La permanente amenaza involucionista en la estructura militar española ha sido soterrada durante años, habiendo emergido recientemente tras el auge de la ultraderecha. Vox ha nutrido sus listas electorales con cuadros relevantes de militares retirados, algunos de los cuales obtuvieron su acta como diputados en el Congreso acompañando a Abascal, Espinosa de los Monteros o Macarena Olona, quien se refirió al colectivo firmante de la carta enviada al rey como “nuestra gente”.
Por desgracia, el franquismo sociológico sigue instalado en los cuadros militares del Estado. La carrera profesional no atrae a personal vocacional de perfil demócrata y progresista que renuncia a su formación por el microclima que se respira en las academias y en los centros corporativos. Un ambiente viciado por el pasado y que mantiene buena parte de los valores castrenses predemocráticos. De ahí que, aunque resulte anacrónico, no sea difícil encontrar -pese a que el Gobierno español lo niegue- vínculos entre personal de las fuerzas armadas y planteamientos nostálgicos o abiertamente antidemocráticos. Bien haría en ofuscarse Margarita Robles con quienes permiten que esa situación permanezca en los cuarteles y no con quien le solicite información e investigación para depurar estas tramas.

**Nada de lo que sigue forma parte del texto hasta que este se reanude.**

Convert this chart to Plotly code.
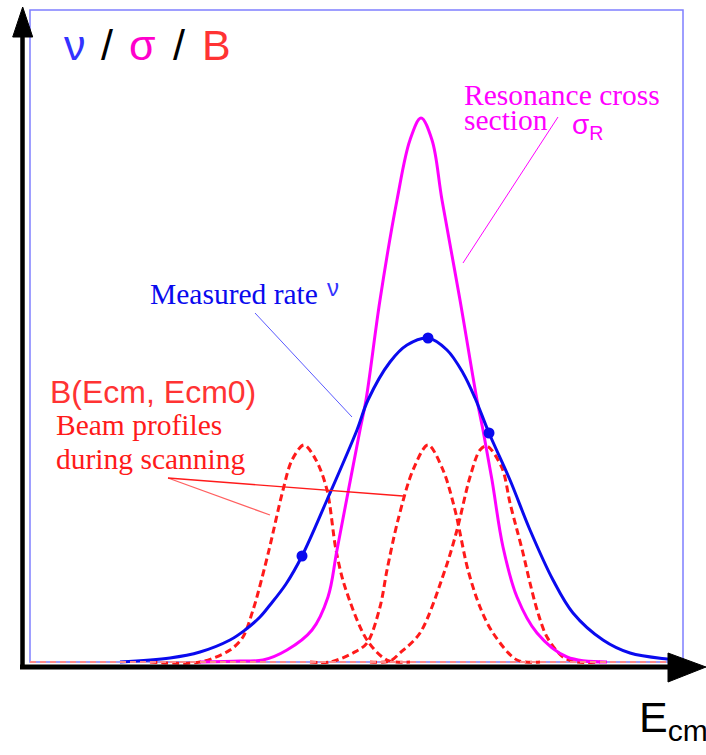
import plotly.graph_objects as go

# Energy (x) and signal height (y) (arbitrary units)
sigma_E = [200, 240, 263, 287, 312, 328, 337, 360, 366, 380, 397, 410, 421, 432, 442, 460, 477, 483, 492, 503, 517, 537, 567, 607]
sigma_V = [0, 1, 2, 12, 32, 65, 112, 232, 262, 362, 462, 522, 544, 522, 462, 362, 262, 232, 182, 115, 65, 29, 5, 0]

rate_E = [120, 170, 200, 230, 245, 260, 270, 286, 302, 327, 357, 368, 390, 407, 428, 447, 463, 475, 489, 510, 530, 553, 573, 603, 630, 667, 680]
rate_V = [0, 4, 10, 22, 32, 45, 57, 78, 106, 162, 232, 262, 300, 317, 324, 312, 289, 264, 229, 182, 132, 82, 49, 22, 9, 3, 2]

meas_E = [302, 428, 489]
meas_V = [106, 324, 229]

beam1_E = [150, 200, 230, 243, 253, 258, 269, 283, 292, 304, 316, 327, 336, 345, 367, 387, 410]
beam1_V = [0, 0, 12, 25, 52, 69, 112, 172, 202, 217, 202, 172, 112, 75, 22, 2, 0]

beam2_E = [310, 330, 353, 367, 380, 387, 398, 413, 428, 443, 455, 468, 480, 493, 517, 540]
beam2_V = [0, 0, 9, 19, 55, 92, 142, 192, 217, 192, 152, 92, 55, 29, 2, 0]

beam3_E = [370, 390, 400, 420, 445, 457, 470, 480, 487, 502, 510, 517, 523, 530, 538, 547, 563, 577, 600]
beam3_V = [0, 1, 9, 29, 92, 132, 185, 212, 216, 194, 159, 132, 109, 79, 49, 25, 5, 0, 0]

title_parts = ["ν", "/", "σ", "/", "B"]
title_colors = ["#3333ff", "black", "#ff00cc", "black", "#ff3333"]
title_x = [62, 99, 127, 171, 200]

BLUE = "#0a0aee"
MAG = "#ff00ff"
RED = "#ff1a1a"

fig = go.Figure()

# frame
fig.add_shape(type="rect", x0=30, x1=683, y0=0, y1=652, line=dict(color="#7f7fff", width=1.5), layer="below")
# light baseline
fig.add_shape(type="line", x0=30, x1=668, y0=0, y1=0, line=dict(color="#ff8a8a", width=2, dash="6px,4px"))

for xs, ys in [(beam1_E, beam1_V), (beam2_E, beam2_V), (beam3_E, beam3_V)]:
    fig.add_trace(go.Scatter(x=xs, y=ys, mode="lines", line=dict(color=RED, width=3, dash="7px,4px", shape="spline", smoothing=0.9), hoverinfo="skip"))

fig.add_trace(go.Scatter(x=sigma_E, y=sigma_V, mode="lines", line=dict(color=MAG, width=3, shape="spline", smoothing=1.0), hoverinfo="skip"))
fig.add_trace(go.Scatter(x=rate_E, y=rate_V, mode="lines", line=dict(color=BLUE, width=3, shape="spline", smoothing=1.0), hoverinfo="skip"))
fig.add_trace(go.Scatter(x=meas_E, y=meas_V, mode="markers", marker=dict(color=BLUE, size=11), hoverinfo="skip"))

# axes arrows
fig.add_shape(type="line", x0=22.5, x1=22.5, y0=-6, y1=630, line=dict(color="black", width=4.5))
fig.add_shape(type="path", path="M 12.7 625 L 32.7 625 L 22.7 655 Z", fillcolor="black", line=dict(color="black", width=1))
fig.add_shape(type="line", x0=20, x1=672, y0=-5, y1=-5, line=dict(color="black", width=5))
fig.add_shape(type="path", path="M 668 9 L 668 -20 L 706 -5 Z", fillcolor="black", line=dict(color="black", width=1))

# leader lines
fig.add_shape(type="line", x0=558, y0=545, x1=463, y1=399, line=dict(color=MAG, width=1))
fig.add_shape(type="line", x0=255, y0=349, x1=352, y1=245, line=dict(color="#5a5aff", width=1))
fig.add_shape(type="line", x0=168, y0=184, x1=270, y1=147, line=dict(color="#ff6060", width=1.3))
fig.add_shape(type="line", x0=168, y0=184, x1=403, y1=166, line=dict(color=RED, width=1.3))

SANS = "Liberation Sans, Arial, sans-serif"
SERIF = "Liberation Serif, Times New Roman, serif"

def ann(x, y, text, size, color, family):
    fig.add_annotation(x=x, y=y, text=text, showarrow=False, xanchor="left", yanchor="middle",
                       font=dict(size=size, color=color, family=family))

for t, c, x in zip(title_parts, title_colors, title_x):
    ann(x, 617, t, 43, c, SANS)
ann(462, 567, "Resonance cross", 29.5, MAG, SERIF)
ann(462, 542, "section", 29.5, MAG, SERIF)
ann(570, 536, "σ<sub>R</sub>", 28, MAG, SANS)
ann(148, 368, "Measured rate", 29.5, BLUE, SERIF)
ann(325, 375, "ν", 24, "#3333ff", SANS)
ann(48, 270, "B(Ecm, Ecm0)", 32, "#ff3333", SANS)
ann(54, 237, "Beam profiles", 29.5, RED, SERIF)
ann(54, 203, "during scanning", 29.5, RED, SERIF)
ann(637, -58, "E<sub>cm</sub>", 43, "black", SANS)

fig.update_layout(width=706, height=755, margin=dict(l=0, r=0, t=0, b=0),
                  paper_bgcolor="white", plot_bgcolor="white", showlegend=False,
                  xaxis=dict(range=[0, 706], visible=False, fixedrange=True),
                  yaxis=dict(range=[-93, 662], visible=False, fixedrange=True))

fig.write_html("out.html")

Otro de los poderes en los que la transición no ha terminado de practicarse y que demuestra, cada vez con más estridencia, su desfase con los tiempos y el entorno en el que vivimos es la judicatura. Hay posiciones adoptadas desde la administración de justicia que sobresaltan por incompatibilidad manifiesta con el derecho europeo. O con el sentido común.
Que el Tribunal Supremo español decida repetir el procedimiento por el denominado caso Bateragune, tras la sentencia anulatoria del Tribunal de Derechos Humanos de Estrasburgo de 2018 por falta de un juicio justo, resulta un esperpento que retrata la más aviesa intención de una justicia politizada cuyo protagonismo bastardo va más allá de la aplicación del derecho o de la interpretación de la legalidad vigente.
No resulta baladí que en los últimos años la intervención de determinados ámbitos judiciales -cuya renovación se encuentra bloqueada por la derecha española- haya condicionado, interferido y dificultado la libre actuación política bien de partidos políticos o de instituciones. Hoy urge más que nunca que la administración de Justicia española acometa una profunda renovación de sus estructuras, funcionamiento y criterios de selección para equiparar sus actuaciones a los estándares procesales europeos en defensa de los Derechos Humanos.
El ridículo del caso Bateragune -cuya condena cumplieron íntegramente los sentenciados- es uno más de esos en los que las más altas instancias europeas reconvinieron al Reino de España por la vulneración del derecho de las y los acusados a un juicio justo y por su falta de imparcialidad.
Pese a ello, para mayor bochorno, la sala segunda del Supremo, presidida por el justiciero Marchena, vuelve a determinar la repetición del juicio so pretexto de que la acusación no ha decaído y que, por lo tanto debe juzgarse. ¿Tendrá esto algo que ver con el hecho de que el Gobierno “social-comunista” ha aprobado los presupuestos con el apoyo de los “independentistas y los filoetarras”?.
El casticismo de la estampa que se presenta ante nuestros ojos va más allá. Las autoridades togadas del Tribunal Constitucional acaban de sentenciar que incitar a quemar la enseña rojigualda (no el hecho material sino su invitación a hacerlo) no está amparado por el derecho fundamental a la libertad de expresión y constituye un delito de “ultraje” a la bandera. El fallo, recientemente conocido, tampoco tiene en consideración otra sentencia del Tribunal Europeo de Derechos Humanos que ya en 2018 sancionó a España por haber condenado a dos militantes independentistas catalanes por quemar fotos del rey. Según la corte europea “quemar fotos del Rey no constituye un delito, sino una forma de libertad de expresión política”.
El Tribunal Constitucional español ha despreciado la jurisprudencia comunitaria ratificando una sentencia de la Audiencia provincial de A Coruña contra un sindicalista que en un acto de protesta laboral en unas instalaciones militares pronunció la frase “hay que prenderle fuego a la puta bandera”. La verbalización se quedó en eso, en palabras, pero el delegado sindical fue condenado en primera instancia por el juzgado de lo penal de Ferrol, sentencia que fue ratificada por la Audiencia provincial, y ahora ha sido avalada por el Tribunal Constitucional. Kafkiano.
En los Estados Unidos, la Corte Suprema ha proclamado que quemar una bandera estadounidense está protegido por la Primera Enmienda que garantiza la libertad de expresión (caso Texas contra Johnson).
Pero España no es Estados Unidos. Ni se le parece. “Spain is different!”. España cañí.